‘Bad boy’ hedge-fund manager Crispin Odey nets £30m


Date: Monday, December 14, 2009
Author: Kate Walsh, Times Online

CRISPIN ODEY, the hedge-fund manager, is to pay himself £30.4m after his firm made a fortune betting on the near collapse of the UK banking system last year.

The extraordinary figure is almost half Odey Asset Management’s £68.4m profit pool, according to accounts to be filed tomorrow. The rest will be shared by its star managers, including Feras Al-Chalabi, a 33-year-old Oxford graduate.

Odey, whose firm manages $6.2 billion (£3.8 billion) of assets, will escape the 50% windfall tax introduced in the pre-budget report as this does not apply to hedge funds.

He is one of a small band of managers who sold bank shares at the top of the market, only to buy them back at the bottom. The firm, which operates from a Georgian townhouse in Mayfair, made £23.4m in management fees and £55.8m in performance fees.

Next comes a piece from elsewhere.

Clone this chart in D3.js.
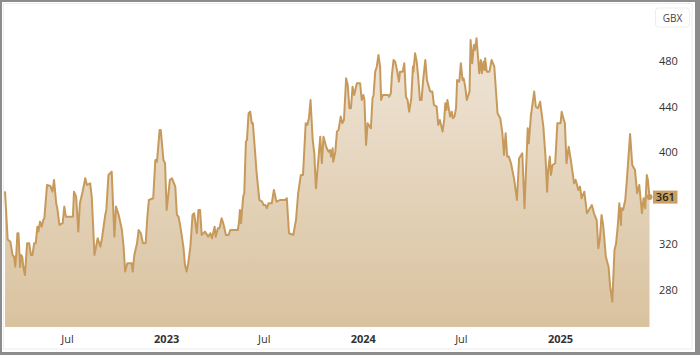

Odey, 50, has admitted he was seen as one of the “bad boys” for short-selling the banks, including Bradford & Bingley. However, he was one of the first managers to turn positive on financials, buying shares in Barclays in January. He now fears that the bull market may be coming to an end.

“The future looks no more stable to me than it did pre-bust. In 2006 we saw reefs ahead as bank managements, politicians and regulators sailed straight for them,” he said. “Today we hear the seas breaking on more reefs but this time they are covered in fog. Expect big swings.”

David Stewart, Odey’s chief executive, was keen to differentiate between hedge-fund managers and bankers: “We are aligned with the interests of our clients, a third of whom are UK pension funds.

“We are heavily invested in the funds ourselves and, unlike the banks, we receive no performance fees until the money has been made by our savers.”

He added: “The UK should not deny success. Wealth generation is a part of our economy and if we deny that we will become a communist state.”